Por Mateus Reis
"Oh, senhor cidadão, eu quero saber, eu quero saber com quantos quilos de medo, com quantos quilos de medo se faz uma tradição?" (Senhor Cidadão, Tom Zé)
A
cada vez que circulo pela cidade e me esbarro com um estudante de Direito, vejo
que a espessura de seus livros cresceu duas vezes mais. Com dó de seus braços
estirados aos limites, os quais revelam o cansaço da tarefa de carregar os
avolumados blocos de papel, reparo que o aumento do número de páginas me expõe,
em sua mais nítida e assustadora concretude, aos investimentos na direção de
judicializar a vida. Eu desejo chamar a atenção, a sua, minha, a de qualquer
um, para o fato de que uma vida extrapola as palavras, os papéis, os juízos, os
juízes – e, acredite – a nós mesmos.
Aqueles
que apreendem a tentativa de regulamentar uma vida jamais conseguirão esgotá-la
de seus impreteríveis escapes. O escape é por natureza aquilo que é impossível
de se conter. Quem viu algo escapar, só pôde o ver já escapando, em ato. Como
num flagrante. Ou então, retrospectivamente. Não pôde prevê-lo, nem contê-lo,
pois ele só ganha existência escapulindo. Uma vida, como um plano de pura
imanência, para além do bem e do mal, em seus escapes inantecipáveis.
Ao
circular pela cidade, em contato com a vida pública em sua plena operação, na
dependência do contato com pessoas que não escolhemos, estamos lançados aos
imprevistos. Na rua, pode ser que tropecemos, que esbarremos, que sejamos
interpelados por alguém. Contudo, o que nos acontece? Como nos sentimos ao
exercer a vida pública?
As
palavras deste texto berçam na aventura que é morar na cidade do Rio de
Janeiro. E nascem, precisamente, daquilo que pude sentir ao viver na
“Guanabara”. O medo é certamente um dos sentimentos que experimentei como
transeunte, e como acanhado frequentador dos espaços cariocas. Suponho que você
também já pôde sentir o sabor desse "medo urbano", que já provou de
seu gosto amargo. Talvez seja justamente aí, na malha fina do paladar, do
sentir, que encontramos um território significativo a ser explorado. Sentir e
pôr em questão o sabor, indagar-se sobre os procedimentos e mecanismos de
produção afetiva, pôr em cheque a dimensão de "pré-coisa" da coisa.

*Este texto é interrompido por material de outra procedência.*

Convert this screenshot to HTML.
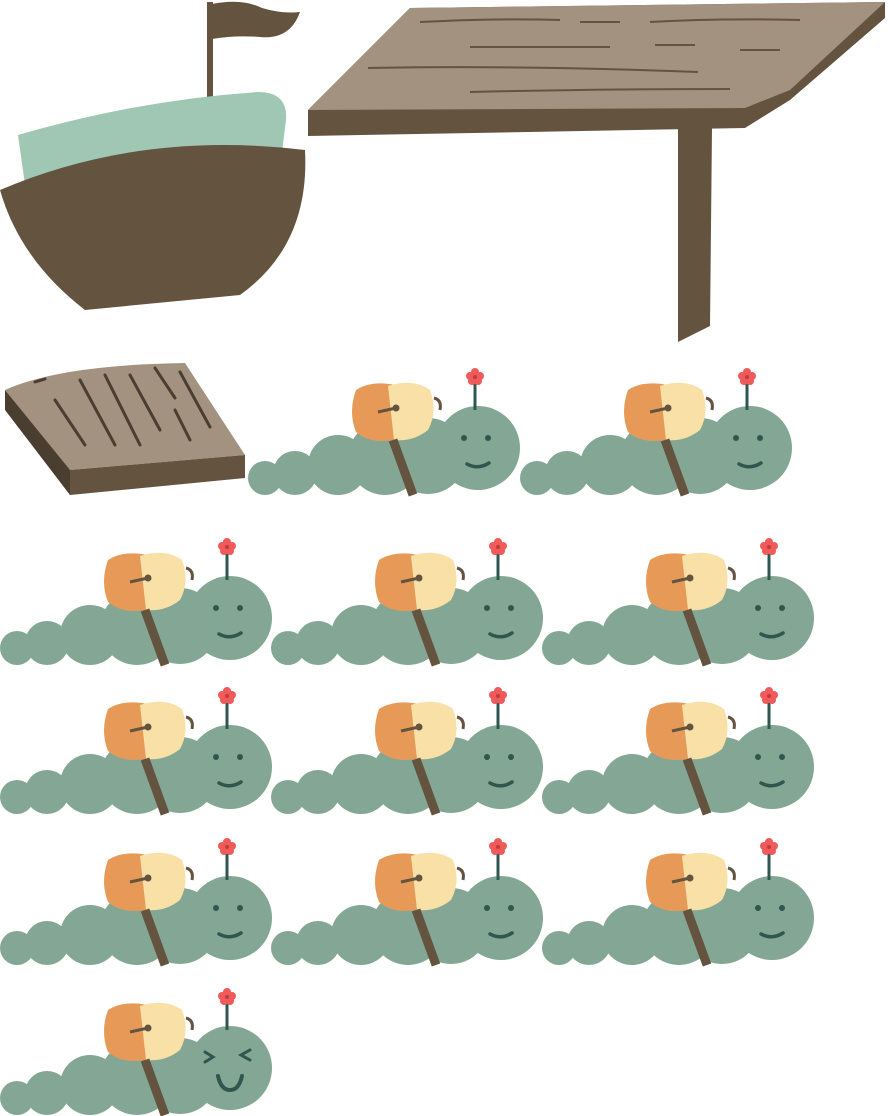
<!DOCTYPE html>
<html><head><meta charset="utf-8"><style>
html,body{margin:0;padding:0;background:#fff;width:888px;height:1116px;overflow:hidden}
svg{display:block}
</style></head><body>
<svg width="888" height="1116" viewBox="0 0 888 1116">
<defs>
<g id="cat-body">
  <g fill="#83a794">
    <circle cx="17" cy="110" r="17"/>
    <circle cx="47" cy="105" r="22"/>
    <circle cx="90" cy="97" r="30"/>
    <circle cx="137" cy="90" r="37"/>
    <circle cx="180" cy="88" r="38"/>
    <circle cx="230" cy="80" r="42"/>
  </g>
  <line x1="227" y1="12" x2="227" y2="42" stroke="#2f5750" stroke-width="3"/>
  <g fill="#f05a5a">
    <circle cx="227" cy="4" r="4"/><circle cx="222" cy="8" r="4"/><circle cx="232" cy="8" r="4"/><circle cx="224" cy="13" r="4"/><circle cx="230" cy="13" r="4"/>
  </g>
  <circle cx="227" cy="9" r="2" fill="#c03b3b"/>
  <path d="M186 30 q8 2 6 12" fill="none" stroke="#64533f" stroke-width="3"/>
  <path d="M108 22 q15 -10 40 -5 l8 52 q-30 10 -48 -5 q-8 -20 0 -42z" fill="#e79a58"/>
  <path d="M140 18 q25 -8 42 4 q8 22 -2 40 q-15 12 -34 10 z" fill="#f9e0a6"/>
  <path d="M145 72 l20 55" stroke="#64533f" stroke-width="9"/>
  <line x1="130" y1="44" x2="148" y2="40" stroke="#64533f" stroke-width="3"/>
  <circle cx="148" cy="40" r="3.5" fill="#64533f"/>
</g>
<g id="cat">
  <use href="#cat-body"/>
  <circle cx="216" cy="70" r="3" fill="#2f5750"/>
  <circle cx="240" cy="70" r="3" fill="#2f5750"/>
  <path d="M219 96 q11 6 22 -1" fill="none" stroke="#2f5750" stroke-width="3.5" stroke-linecap="round"/>
</g>
</defs>

<g>
  <rect x="207" y="2" width="6" height="95" fill="#64533f"/>
  <path d="M212 4 q30 -6 50 4 q20 6 38 4 q-10 28 -40 25 q-25 -2 -48 2z" fill="#64533f"/>
  <path d="M18 135 q120 -35 240 -43 q30 0 28 28 l-5 40 L25 185 z" fill="#9fc7b4"/>
  <path d="M0 190 q140 -60 305 -40 q5 95 -65 145 L85 310 Q20 260 0 190z" fill="#64533f"/>
</g>

<g>
  <path d="M678 128 L712 128 L710 326 L678 342 z" fill="#64533f"/>
  <path d="M308 110 L410 8 L885 2 L885 18 L790 100 L745 128 L308 136 z" fill="#64533f"/>
  <path d="M308 110 L410 8 L885 2 L790 90 L745 108 z" fill="#a39280"/>
  <g stroke="#64533f" stroke-width="2" fill="none">
    <path d="M420 22 q80 -4 140 -2"/><path d="M580 22 h40"/><path d="M650 22 q70 -4 150 -2"/>
    <path d="M470 47 h140"/><path d="M655 45 h40"/><path d="M740 50 h40"/>
    <path d="M368 68 q150 -3 330 4"/><path d="M470 92 q120 -3 260 -3"/>
  </g>
</g>

<g>
  <path d="M5 390 L5 410 L70 495 L72 470 z" fill="#4a3e31"/>
  <path d="M5 390 Q60 365 185 363 L245 455 L70 470 z" fill="#a39280"/>
  <path d="M70 470 L245 455 L245 478 L70 495 z" fill="#64533f"/>
  <g stroke="#4a3e31" stroke-width="3" fill="none" stroke-linecap="round">
    <path d="M35 382 l10 -3"/><path d="M55 400 l30 45"/><path d="M80 380 l35 65"/><path d="M105 375 l35 70"/>
    <path d="M130 375 l30 55"/><path d="M155 368 l20 30"/><path d="M175 410 l15 30"/><path d="M180 372 l30 55"/>
  </g>
</g>

<g><use href="#cat" x="248" y="368"/></g>
<g><use href="#cat" x="520" y="368"/></g>
<g><use href="#cat" x="0" y="538"/></g>
<g><use href="#cat" x="271" y="538"/></g>
<g><use href="#cat" x="542" y="538"/></g>
<g><use href="#cat" x="0" y="687"/></g>
<g><use href="#cat" x="271" y="687"/></g>
<g><use href="#cat" x="542" y="687"/></g>
<g><use href="#cat" x="0" y="838"/></g>
<g><use href="#cat" x="271" y="838"/></g>
<g><use href="#cat" x="542" y="838"/></g>
<g transform="translate(0,988)">
  <use href="#cat-body"/>
  <path d="M205 64 l8 5 l-8 5 M250 62 l-9 5 l9 5" fill="none" stroke="#2f5750" stroke-width="3" stroke-linecap="round"/>
  <path d="M218 88 q3 14 12 14 q9 0 12 -14" fill="none" stroke="#2f5750" stroke-width="4" stroke-linecap="round"/>
</g>
</svg>
</body></html>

Equivocar o sentido acostumado do sentimento ao ponto de mergulhar os pés no
Rio para sair desse ciclo vicioso. Ao ponto de sentir alguma coisa doce lhe
penetrar, e pôr-se sensível às intensidades que cruzam para além e aquém do
amargor do medo.
Arte de Aaron Siskind
Tal
incorporação do plano intensivo de forças na cartografia da subjetividade
desafia-nos a entrever, como que por uma vertigem visionária, o compromisso
ético-estético-político com a vida. Precisamos lutar por microfissuras e pela
criação de espaços abertos às singularidades. Lutar com intuito de dar a vida uma bossa
nova: para além do pau, da pedra e do que parece ser o fim do caminho.